FT – Je n’entreprends avec moi-même aucune vaine discussion sur la langue à utiliser. Le choix s’effectue suivant les circonstances, l’objectif et le public visés. J’ai enseigné le créole à l’École fondamentale, à l’université. En tant que didacticien du français langue étrangère (FLE), aux côtés de plusieurs manuels de français, j’ai élaboré cinq manuels de créole. Le recueil de poésie « Je me plains de rêver » ainsi que le roman « Drôle de vie » m’ont été dictés en français.
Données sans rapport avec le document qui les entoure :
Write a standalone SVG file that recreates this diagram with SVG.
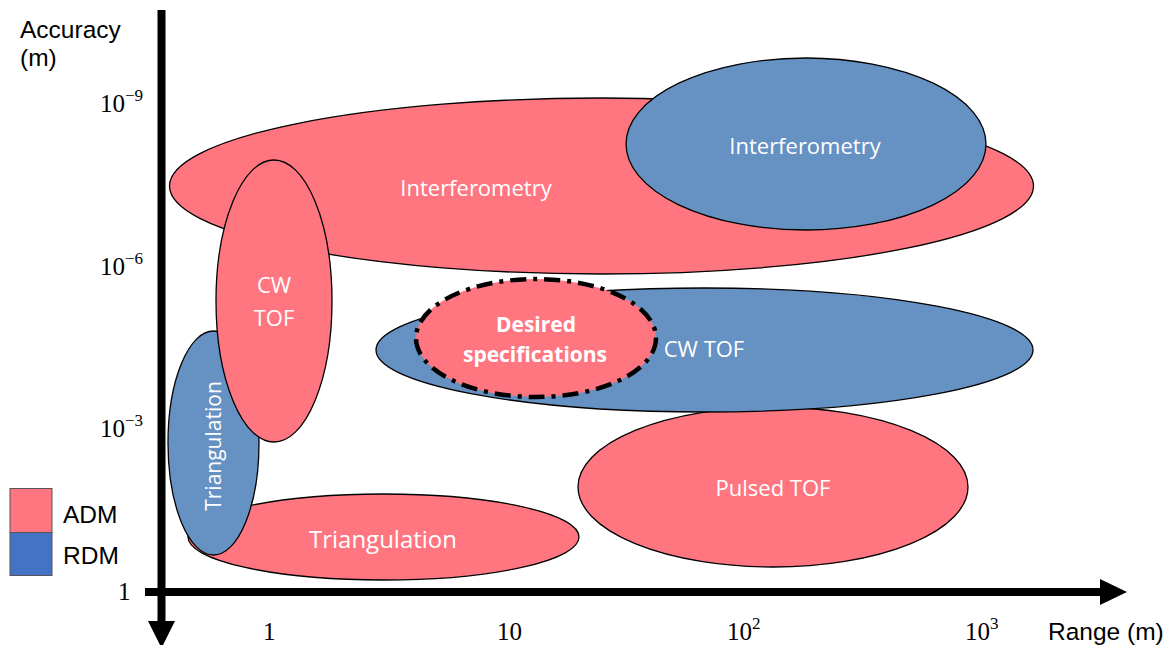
<svg xmlns="http://www.w3.org/2000/svg" width="1176" height="645" viewBox="0 0 1176 645">
<style>
.adm{fill:#FF7681;stroke:#000;stroke-width:1.3}
.rdm{fill:#6691C3;stroke:#000;stroke-width:1.3}
.lbl{font-family:"Open Sans","Noto Sans",sans-serif;fill:#fff;text-anchor:middle;dominant-baseline:central}
.ax{font-family:"Liberation Sans",Arial,sans-serif;font-size:24.5px;fill:#000}
.tick{font-family:"Liberation Serif","DejaVu Serif",serif;font-size:25px;fill:#000}
.sup{font-size:17px}
</style>
<rect width="1176" height="645" fill="#fff"/>
<g id="axes">
<rect x="157.5" y="10" width="8" height="614" fill="#000"/>
<polygon points="148,621 175,621 161.5,648" fill="#000"/>
<rect x="145" y="588" width="958" height="8" fill="#000"/>
<polygon points="1100,579 1100,605 1127,592" fill="#000"/>
</g>
<g id="axis-labels">
<text class="ax" x="20" y="38">Accuracy</text>
<text class="ax" x="20" y="66">(m)</text>
<text class="tick" x="100" y="112">10<tspan class="sup" dy="-11">−9</tspan></text>
<text class="tick" x="100" y="275">10<tspan class="sup" dy="-11">−6</tspan></text>
<text class="tick" x="100" y="437">10<tspan class="sup" dy="-11">−3</tspan></text>
<text class="tick" x="118" y="600">1</text>
<text class="tick" x="263" y="640">1</text>
<text class="tick" x="497" y="640">10</text>
<text class="tick" x="727" y="640">10<tspan class="sup" dy="-11">2</tspan></text>
<text class="tick" x="965" y="640">10<tspan class="sup" dy="-11">3</tspan></text>
<text class="ax" x="1048" y="640">Range (m)</text>
</g>
<g id="interferometry-adm">
<ellipse class="adm" cx="601.5" cy="186" rx="432" ry="88"/>
<text class="lbl" x="476" y="187" font-size="22">Interferometry</text>
</g>
<g id="interferometry-rdm">
<ellipse class="rdm" cx="806" cy="144" rx="180" ry="86"/>
<text class="lbl" x="805" y="145" font-size="22">Interferometry</text>
</g>
<g id="pulsed-tof-adm">
<ellipse class="adm" cx="773" cy="487" rx="195" ry="80"/>
<text class="lbl" x="773" y="487" font-size="22">Pulsed TOF</text>
</g>
<g id="cw-tof-rdm">
<ellipse class="rdm" cx="704.5" cy="350" rx="328.5" ry="62"/>
<text class="lbl" x="704" y="348" font-size="22">CW TOF</text>
</g>
<g id="desired-specifications">
<ellipse cx="536" cy="338" rx="120" ry="59" fill="#FF7681" stroke="#000" stroke-width="4.5" stroke-dasharray="16 7 4 7"/>
<text class="lbl" x="536" y="324" font-size="21" font-weight="bold">Desired</text>
<text class="lbl" x="535" y="354" font-size="21" font-weight="bold">specifications</text>
</g>
<g id="triangulation-adm">
<ellipse class="adm" cx="383.5" cy="537" rx="195.5" ry="43"/>
<text class="lbl" x="383" y="538" font-size="24">Triangulation</text>
</g>
<g id="triangulation-rdm">
<ellipse class="rdm" cx="213.5" cy="443" rx="45.5" ry="112"/>
<text class="lbl" font-size="21" transform="translate(213,446) rotate(-90)">Triangulation</text>
</g>
<g id="cw-tof-adm">
<ellipse class="adm" cx="274" cy="301" rx="58" ry="141"/>
<text class="lbl" x="274" y="284" font-size="22">CW</text>
<text class="lbl" x="274" y="317" font-size="22">TOF</text>
</g>
<g id="legend">
<rect x="10" y="488.5" width="42" height="44" fill="#FF7681" stroke="#555" stroke-width="1"/>
<rect x="10" y="532.5" width="42" height="43" fill="#4472C4" stroke="#555" stroke-width="1"/>
<text class="ax" x="63" y="523">ADM</text>
<text class="ax" x="63" y="564">RDM</text>
</g>
</svg>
Quand l’inspiration me viendra en créole, je n’hésiterai pas à rédiger des poèmes dans cette langue qui me sourit tous les jours depuis le sein de ma défunte mère.
RBO – À la suite de « Drôle de vie » et dans la perspective de l’élaboration d’une œuvre romanesque sur le long terme, quels sont les principaux défis que tu entrevois ?
FT – Je n’ai pas encore nourri d’intentions précises sur l’éventualité d’écrire un nouveau roman compte tenu de l’état actuel de ma vision. Cependant, mis à part le thème « amour » que je chéris sans cesse, je suis très sensible aux faits sociaux et économiques. Je pourrais être tenté d’aborder des sujets liés à cette double problématique dès que possible.
Fortenel Thélusma, merci d’avoir aimablement répondu aux questions du National.